Jesus is our example of ongoing self-emptying

Today I can appreciate in a new light how Jesus was our example of making an ongoing decision to empty himself. He did it, and he calls us to do it.

Here's how these ideas have woven together for me. A couple of weeks ago I preached a sermon in which I highlighted that Jesus called people to make a decision about him. He provoked a response, and he based his hearers' status with the Father on how they responded to the Son. I talked further about how for us this is an ongoing decision. It is not settled in a one-time "sinner's prayer." Rather, we must "take up our crosses" every day and follow him.

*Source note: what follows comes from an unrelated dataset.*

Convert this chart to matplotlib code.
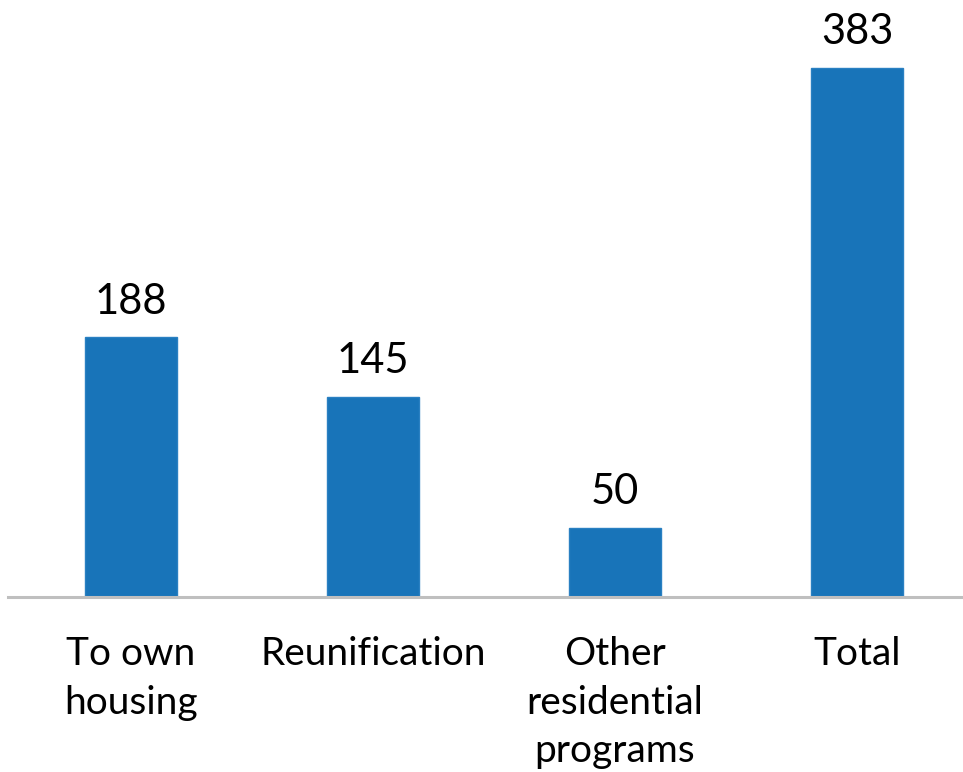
import numpy as np
import matplotlib.pyplot as plt

# data
categories = ['To own\nhousing', 'Reunification', 'Other\nresidential\nprograms', 'Total']
values = [188, 145, 50, 383]

plt.rcParams['font.family'] = ['Lato', 'DejaVu Sans']

fig = plt.figure(figsize=(9.63, 7.72), dpi=100)
ax = fig.add_axes([8 / 963, (772 - 597) / 772, 955 / 963, 597 / 772])

x = np.arange(len(values))
bars = ax.bar(x, values, width=0.38, color='#1874b9', edgecolor='#2a80c2', linewidth=1)

for xi, v in zip(x, values):
    ax.text(xi, v + 12, str(v), ha='center', va='bottom', fontsize=30, color='black')

ax.set_xlim(-0.508, 3.438)
ax.set_ylim(0, 432)
ax.set_xticks(x)
ax.set_xticklabels(categories, fontsize=28, linespacing=1.44)
ax.tick_params(axis='x', length=0, pad=28)
ax.set_yticks([])

for s in ['top', 'right', 'left']:
    ax.spines[s].set_visible(False)
ax.spines['bottom'].set_color('#bfbfbf')
ax.spines['bottom'].set_linewidth(2.2)

fig.savefig('out.png', dpi=100)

I have also been engaged in an unrelated study about the incarnation of Christ. Specifically I have been thinking about the self-emptying of the Word to become human. Phil 2:7 says that Christ Jesus "emptied himself, taking the form of a slave, being born in human likeness..." The theological term for this self-emptying is kenosis, taken after the Greek word that is translated "emptied himself."

I have always thought of Christ's kenosis as consisting mainly of an initial decision on the part of the divine Word to enter our world as one of us by becoming human. And surely this decision did take place. It was a divine intention that, in its proper time, came to pass.

However, today I was helped to see that the kenosis of Christ was an ongoing decision. In his excellent book The Person of Christ, Donald MacLeod writes, "Every day of the Lord's life he re-enacted the kenosis, renewing the decision which had made him nothing and choosing to move further and further into the shame and pain it involved." That is, at every moment of his life, Jesus was living out a perpetual decision not only to be one of us, but also to be our slave. I am not sure we can ever fully appreciate the magnitude of the kenosis of Christ.

And this is how Jesus' kenosis is our example. When he told his followers that in order to be his disciples, they needed to surrender everything, even their own lives, and when he added that they needed to take up their crosses and follow him every day, he wasn't just laying out religious requirements. He was calling us all into the life he lived on a daily basis. Not only that, but our sacrifices pale in comparison to the ongoing self-emptying of the divine Word to become a human, and then a slave to all humans, and then a sacrifice for his fellow humans. Truly -- indeed, in ways we will have all eternity to explore and appreciate -- Jesus is our example of ongoing self-emptying.